— Start of DATA LINES —

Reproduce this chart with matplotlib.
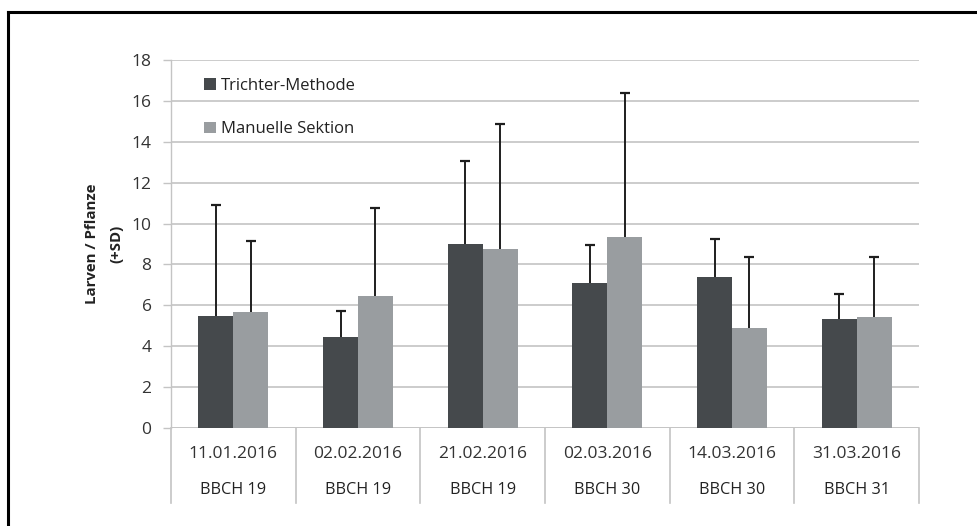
import matplotlib
matplotlib.use("Agg")
import matplotlib.pyplot as plt
from matplotlib.patches import Patch
from matplotlib.lines import Line2D
import numpy as np

dates = ["11.01.2016", "02.02.2016", "21.02.2016", "02.03.2016", "14.03.2016", "31.03.2016"]
stages = ["BBCH 19", "BBCH 19", "BBCH 19", "BBCH 30", "BBCH 30", "BBCH 31"]
trichter_mean = [5.5, 4.45, 9.0, 7.1, 7.4, 5.32]
trichter_sd = [5.4, 1.27, 4.08, 1.85, 1.85, 1.25]
manuell_mean = [5.66, 6.46, 8.74, 9.33, 4.88, 5.45]
manuell_sd = [3.49, 4.32, 6.12, 7.07, 3.5, 2.9]
series_names = ["Trichter-Methode", "Manuelle Sektion"]
yticks = [0, 2, 4, 6, 8, 10, 12, 14, 16, 18]

plt.rcParams['font.family'] = ['Open Sans', 'DejaVu Sans']

dark = "#45494c"
light = "#999da0"
grid_c = "#c4c4c4"

fig = plt.figure(figsize=(9.78, 5.26), dpi=100)
ax = fig.add_axes([171/978, 1-428/526, (919-171)/978, (428-60)/526])

x = np.arange(len(dates))
w = 0.28
ax.bar(x - w/2, trichter_mean, w, color=dark, zorder=3)
ax.bar(x + w/2, manuell_mean, w, color=light, zorder=3)
for xs, m, sd in [(x - w/2, trichter_mean, trichter_sd), (x + w/2, manuell_mean, manuell_sd)]:
    eb = ax.errorbar(xs, m, yerr=[np.zeros(len(x)), sd], fmt='none',
                     ecolor="#1e1e1e", elinewidth=1.4, capsize=3.5, capthick=1.6, zorder=4)
    caps = eb[1]
    if len(caps) > 0:
        caps[0].set_visible(False)

ax.set_xlim(-0.5, len(dates) - 0.5)
ax.set_ylim(0, 18)
ax.set_yticks(yticks)
ax.set_yticklabels([str(t) for t in yticks], fontsize=12.5, color="#333333")
ax.yaxis.grid(True, color=grid_c, linewidth=1.2, zorder=0)
ax.set_axisbelow(True)
ax.tick_params(axis='y', length=6, width=1, color=grid_c, pad=8)
ax.set_xticks([])
for s in ["top", "right", "bottom"]:
    ax.spines[s].set_visible(False)
ax.spines["left"].set_color(grid_c)
ax.spines["left"].set_linewidth(1)
ax.axhline(0, color=grid_c, linewidth=1.2, zorder=2)

# category separators and labels
trans = ax.get_xaxis_transform()
sep_depth = (503 - 428) / 368
for b in np.arange(-0.5, len(dates), 1.0):
    ax.plot([b, b], [0, -sep_depth], transform=trans, color=grid_c, linewidth=1.2, clip_on=False)
for i in range(len(dates)):
    ax.text(x[i], -(454 - 428) / 368, dates[i], transform=trans, ha='center', va='center',
            fontsize=12.5, color="#333333")
    ax.text(x[i], -(490 - 428) / 368, stages[i], transform=trans, ha='center', va='center',
            fontsize=11.7, color="#222222")

ax.set_ylabel("Larven / Pflanze\n(+SD)", fontsize=10.8, fontweight='bold', color="#222222",
              labelpad=6, linespacing=1.95)

handles = [Patch(facecolor=dark), Patch(facecolor=light)]
leg = ax.legend(handles, series_names, loc='upper left', bbox_to_anchor=(0.035, 0.97),
                frameon=False, fontsize=12, handlelength=0.7, handleheight=0.7,
                handletextpad=0.3, labelspacing=1.65, borderaxespad=0)
for t in leg.get_texts():
    t.set_color("#222222")

# outer frame (top and left edges visible)
fig.add_artist(Line2D([8/978, 1], [1-12/526, 1-12/526], color="black", linewidth=2.2,
                      transform=fig.transFigure))
fig.add_artist(Line2D([8/978, 8/978], [0, 1-12/526], color="black", linewidth=2.2,
                      transform=fig.transFigure))

fig.savefig("out.png", dpi=100, facecolor="white")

— End of DATA LINES —

**SET TASK**.
Copy the whole listing above word for word but do not carry over the pictures.

**RESPONSE TO THE TASK**.
Reproduce this chart with matplotlib.
import matplotlib
matplotlib.use("Agg")
import matplotlib.pyplot as plt
from matplotlib.patches import Patch
from matplotlib.lines import Line2D
import numpy as np

dates = ["11.01.2016", "02.02.2016", "21.02.2016", "02.03.2016", "14.03.2016", "31.03.2016"]
stages = ["BBCH 19", "BBCH 19", "BBCH 19", "BBCH 30", "BBCH 30", "BBCH 31"]
trichter_mean = [5.5, 4.45, 9.0, 7.1, 7.4, 5.32]
trichter_sd = [5.4, 1.27, 4.08, 1.85, 1.85, 1.25]
manuell_mean = [5.66, 6.46, 8.74, 9.33, 4.88, 5.45]
manuell_sd = [3.49, 4.32, 6.12, 7.07, 3.5, 2.9]
series_names = ["Trichter-Methode", "Manuelle Sektion"]
yticks = [0, 2, 4, 6, 8, 10, 12, 14, 16, 18]

plt.rcParams['font.family'] = ['Open Sans', 'DejaVu Sans']

dark = "#45494c"
light = "#999da0"
grid_c = "#c4c4c4"

fig = plt.figure(figsize=(9.78, 5.26), dpi=100)
ax = fig.add_axes([171/978, 1-428/526, (919-171)/978, (428-60)/526])

x = np.arange(len(dates))
w = 0.28
ax.bar(x - w/2, trichter_mean, w, color=dark, zorder=3)
ax.bar(x + w/2, manuell_mean, w, color=light, zorder=3)
for xs, m, sd in [(x - w/2, trichter_mean, trichter_sd), (x + w/2, manuell_mean, manuell_sd)]:
    eb = ax.errorbar(xs, m, yerr=[np.zeros(len(x)), sd], fmt='none',
                     ecolor="#1e1e1e", elinewidth=1.4, capsize=3.5, capthick=1.6, zorder=4)
    caps = eb[1]
    if len(caps) > 0:
        caps[0].set_visible(False)

ax.set_xlim(-0.5, len(dates) - 0.5)
ax.set_ylim(0, 18)
ax.set_yticks(yticks)
ax.set_yticklabels([str(t) for t in yticks], fontsize=12.5, color="#333333")
ax.yaxis.grid(True, color=grid_c, linewidth=1.2, zorder=0)
ax.set_axisbelow(True)
ax.tick_params(axis='y', length=6, width=1, color=grid_c, pad=8)
ax.set_xticks([])
for s in ["top", "right", "bottom"]:
    ax.spines[s].set_visible(False)
ax.spines["left"].set_color(grid_c)
ax.spines["left"].set_linewidth(1)
ax.axhline(0, color=grid_c, linewidth=1.2, zorder=2)

# category separators and labels
trans = ax.get_xaxis_transform()
sep_depth = (503 - 428) / 368
for b in np.arange(-0.5, len(dates), 1.0):
    ax.plot([b, b], [0, -sep_depth], transform=trans, color=grid_c, linewidth=1.2, clip_on=False)
for i in range(len(dates)):
    ax.text(x[i], -(454 - 428) / 368, dates[i], transform=trans, ha='center', va='center',
            fontsize=12.5, color="#333333")
    ax.text(x[i], -(490 - 428) / 368, stages[i], transform=trans, ha='center', va='center',
            fontsize=11.7, color="#222222")

ax.set_ylabel("Larven / Pflanze\n(+SD)", fontsize=10.8, fontweight='bold', color="#222222",
              labelpad=6, linespacing=1.95)

handles = [Patch(facecolor=dark), Patch(facecolor=light)]
leg = ax.legend(handles, series_names, loc='upper left', bbox_to_anchor=(0.035, 0.97),
                frameon=False, fontsize=12, handlelength=0.7, handleheight=0.7,
                handletextpad=0.3, labelspacing=1.65, borderaxespad=0)
for t in leg.get_texts():
    t.set_color("#222222")

# outer frame (top and left edges visible)
fig.add_artist(Line2D([8/978, 1], [1-12/526, 1-12/526], color="black", linewidth=2.2,
                      transform=fig.transFigure))
fig.add_artist(Line2D([8/978, 8/978], [0, 1-12/526], color="black", linewidth=2.2,
                      transform=fig.transFigure))

fig.savefig("out.png", dpi=100, facecolor="white")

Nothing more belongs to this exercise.